* Set problem *
Retype the opening lines of the listing below, ending with the line that contains "mid, fill=hapred] (r3)", and leave out any pictures.

## Start Raw data

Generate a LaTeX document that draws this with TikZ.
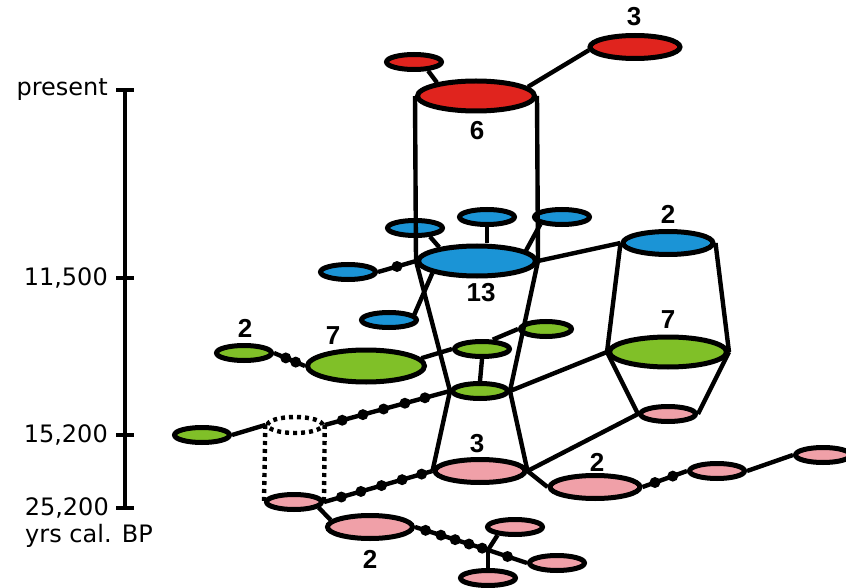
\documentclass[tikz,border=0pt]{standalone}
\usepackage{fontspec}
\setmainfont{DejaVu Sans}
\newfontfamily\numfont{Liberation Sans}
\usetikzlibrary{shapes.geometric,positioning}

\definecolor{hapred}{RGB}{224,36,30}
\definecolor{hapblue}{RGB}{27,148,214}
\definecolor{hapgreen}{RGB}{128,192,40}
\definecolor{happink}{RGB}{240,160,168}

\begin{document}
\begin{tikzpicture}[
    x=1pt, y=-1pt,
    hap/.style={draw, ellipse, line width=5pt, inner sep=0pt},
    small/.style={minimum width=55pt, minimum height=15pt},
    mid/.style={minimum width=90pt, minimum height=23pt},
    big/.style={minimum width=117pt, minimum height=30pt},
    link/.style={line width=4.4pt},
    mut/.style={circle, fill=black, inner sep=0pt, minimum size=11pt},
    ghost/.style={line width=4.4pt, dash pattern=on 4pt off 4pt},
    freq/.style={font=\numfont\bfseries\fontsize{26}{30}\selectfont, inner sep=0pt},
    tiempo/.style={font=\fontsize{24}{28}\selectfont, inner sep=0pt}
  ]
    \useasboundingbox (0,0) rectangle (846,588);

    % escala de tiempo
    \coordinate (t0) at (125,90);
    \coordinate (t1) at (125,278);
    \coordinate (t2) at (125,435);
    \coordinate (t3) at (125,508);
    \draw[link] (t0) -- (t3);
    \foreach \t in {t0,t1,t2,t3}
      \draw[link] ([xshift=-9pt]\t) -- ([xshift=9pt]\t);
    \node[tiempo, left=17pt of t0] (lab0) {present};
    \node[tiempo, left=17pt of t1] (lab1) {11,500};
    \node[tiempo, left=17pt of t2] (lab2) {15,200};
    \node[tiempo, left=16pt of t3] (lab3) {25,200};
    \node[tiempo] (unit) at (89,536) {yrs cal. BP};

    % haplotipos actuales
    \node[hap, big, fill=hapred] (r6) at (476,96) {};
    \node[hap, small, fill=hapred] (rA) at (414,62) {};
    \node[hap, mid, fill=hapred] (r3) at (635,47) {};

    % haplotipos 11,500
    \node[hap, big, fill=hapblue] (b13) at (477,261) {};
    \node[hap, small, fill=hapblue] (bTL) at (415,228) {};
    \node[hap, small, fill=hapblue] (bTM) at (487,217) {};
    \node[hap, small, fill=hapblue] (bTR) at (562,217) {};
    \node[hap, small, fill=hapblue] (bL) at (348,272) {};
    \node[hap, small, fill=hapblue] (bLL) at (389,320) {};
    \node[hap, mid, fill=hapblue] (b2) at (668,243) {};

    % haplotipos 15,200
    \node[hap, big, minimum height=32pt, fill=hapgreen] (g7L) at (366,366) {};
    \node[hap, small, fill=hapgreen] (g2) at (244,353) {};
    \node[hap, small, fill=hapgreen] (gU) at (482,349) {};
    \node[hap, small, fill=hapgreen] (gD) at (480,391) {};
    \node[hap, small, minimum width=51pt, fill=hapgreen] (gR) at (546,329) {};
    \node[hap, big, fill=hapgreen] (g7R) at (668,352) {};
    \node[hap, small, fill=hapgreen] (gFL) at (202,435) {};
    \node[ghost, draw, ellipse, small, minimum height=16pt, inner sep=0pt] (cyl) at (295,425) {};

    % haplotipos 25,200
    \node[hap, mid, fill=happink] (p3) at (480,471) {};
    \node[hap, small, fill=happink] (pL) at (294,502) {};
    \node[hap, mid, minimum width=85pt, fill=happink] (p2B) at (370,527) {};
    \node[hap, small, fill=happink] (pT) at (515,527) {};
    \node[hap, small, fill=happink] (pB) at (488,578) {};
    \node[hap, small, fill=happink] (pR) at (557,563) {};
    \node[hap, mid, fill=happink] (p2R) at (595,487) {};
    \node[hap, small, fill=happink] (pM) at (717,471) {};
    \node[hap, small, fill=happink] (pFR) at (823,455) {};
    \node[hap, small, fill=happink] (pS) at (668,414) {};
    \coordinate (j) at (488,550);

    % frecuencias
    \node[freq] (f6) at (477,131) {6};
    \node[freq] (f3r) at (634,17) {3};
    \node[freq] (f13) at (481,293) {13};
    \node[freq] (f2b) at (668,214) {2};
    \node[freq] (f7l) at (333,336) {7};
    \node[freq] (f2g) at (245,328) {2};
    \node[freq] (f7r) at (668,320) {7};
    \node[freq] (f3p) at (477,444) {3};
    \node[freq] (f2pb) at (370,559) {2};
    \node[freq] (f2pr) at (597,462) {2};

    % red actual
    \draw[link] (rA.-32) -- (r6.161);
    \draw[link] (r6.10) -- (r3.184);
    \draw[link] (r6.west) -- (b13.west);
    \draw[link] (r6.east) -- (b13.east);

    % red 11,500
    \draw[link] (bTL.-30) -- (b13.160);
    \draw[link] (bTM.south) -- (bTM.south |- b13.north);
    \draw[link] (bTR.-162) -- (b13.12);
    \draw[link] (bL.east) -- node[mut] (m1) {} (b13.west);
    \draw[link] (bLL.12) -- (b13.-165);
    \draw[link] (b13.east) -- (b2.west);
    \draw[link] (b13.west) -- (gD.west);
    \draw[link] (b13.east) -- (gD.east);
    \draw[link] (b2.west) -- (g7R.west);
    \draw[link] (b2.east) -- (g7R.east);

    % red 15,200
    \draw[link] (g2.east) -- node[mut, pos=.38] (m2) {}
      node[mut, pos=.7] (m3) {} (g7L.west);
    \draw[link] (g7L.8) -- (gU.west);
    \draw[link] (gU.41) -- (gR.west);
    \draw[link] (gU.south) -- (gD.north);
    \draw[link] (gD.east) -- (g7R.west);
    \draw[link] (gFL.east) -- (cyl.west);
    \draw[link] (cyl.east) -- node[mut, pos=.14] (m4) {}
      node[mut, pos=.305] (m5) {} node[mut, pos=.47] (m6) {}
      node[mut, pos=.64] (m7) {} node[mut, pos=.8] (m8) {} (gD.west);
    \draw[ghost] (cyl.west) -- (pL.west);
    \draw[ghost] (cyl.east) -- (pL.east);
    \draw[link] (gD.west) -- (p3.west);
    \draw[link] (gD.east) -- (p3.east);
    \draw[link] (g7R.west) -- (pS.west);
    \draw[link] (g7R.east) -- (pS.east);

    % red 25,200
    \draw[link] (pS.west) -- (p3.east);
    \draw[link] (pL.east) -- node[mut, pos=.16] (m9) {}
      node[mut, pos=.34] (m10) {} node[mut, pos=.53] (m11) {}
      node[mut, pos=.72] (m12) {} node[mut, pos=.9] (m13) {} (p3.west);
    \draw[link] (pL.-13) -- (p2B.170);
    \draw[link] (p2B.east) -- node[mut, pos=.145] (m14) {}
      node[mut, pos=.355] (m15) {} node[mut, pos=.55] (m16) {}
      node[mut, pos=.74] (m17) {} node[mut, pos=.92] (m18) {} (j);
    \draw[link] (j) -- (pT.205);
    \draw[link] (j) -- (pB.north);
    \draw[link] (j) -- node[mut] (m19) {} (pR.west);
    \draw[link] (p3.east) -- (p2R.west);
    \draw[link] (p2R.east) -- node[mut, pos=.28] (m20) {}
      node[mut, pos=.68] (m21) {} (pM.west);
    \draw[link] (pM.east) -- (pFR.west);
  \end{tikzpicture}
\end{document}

## End Raw data

* Written response *
Generate a LaTeX document that draws this with TikZ.
\documentclass[tikz,border=0pt]{standalone}
\usepackage{fontspec}
\setmainfont{DejaVu Sans}
\newfontfamily\numfont{Liberation Sans}
\usetikzlibrary{shapes.geometric,positioning}

\definecolor{hapred}{RGB}{224,36,30}
\definecolor{hapblue}{RGB}{27,148,214}
\definecolor{hapgreen}{RGB}{128,192,40}
\definecolor{happink}{RGB}{240,160,168}

\begin{document}
\begin{tikzpicture}[
    x=1pt, y=-1pt,
    hap/.style={draw, ellipse, line width=5pt, inner sep=0pt},
    small/.style={minimum width=55pt, minimum height=15pt},
    mid/.style={minimum width=90pt, minimum height=23pt},
    big/.style={minimum width=117pt, minimum height=30pt},
    link/.style={line width=4.4pt},
    mut/.style={circle, fill=black, inner sep=0pt, minimum size=11pt},
    ghost/.style={line width=4.4pt, dash pattern=on 4pt off 4pt},
    freq/.style={font=\numfont\bfseries\fontsize{26}{30}\selectfont, inner sep=0pt},
    tiempo/.style={font=\fontsize{24}{28}\selectfont, inner sep=0pt}
  ]
    \useasboundingbox (0,0) rectangle (846,588);

    % escala de tiempo
    \coordinate (t0) at (125,90);
    \coordinate (t1) at (125,278);
    \coordinate (t2) at (125,435);
    \coordinate (t3) at (125,508);
    \draw[link] (t0) -- (t3);
    \foreach \t in {t0,t1,t2,t3}
      \draw[link] ([xshift=-9pt]\t) -- ([xshift=9pt]\t);
    \node[tiempo, left=17pt of t0] (lab0) {present};
    \node[tiempo, left=17pt of t1] (lab1) {11,500};
    \node[tiempo, left=17pt of t2] (lab2) {15,200};
    \node[tiempo, left=16pt of t3] (lab3) {25,200};
    \node[tiempo] (unit) at (89,536) {yrs cal. BP};

    % haplotipos actuales
    \node[hap, big, fill=hapred] (r6) at (476,96) {};
    \node[hap, small, fill=hapred] (rA) at (414,62) {};
    \node[hap, mid, fill=hapred] (r3) at (635,47) {};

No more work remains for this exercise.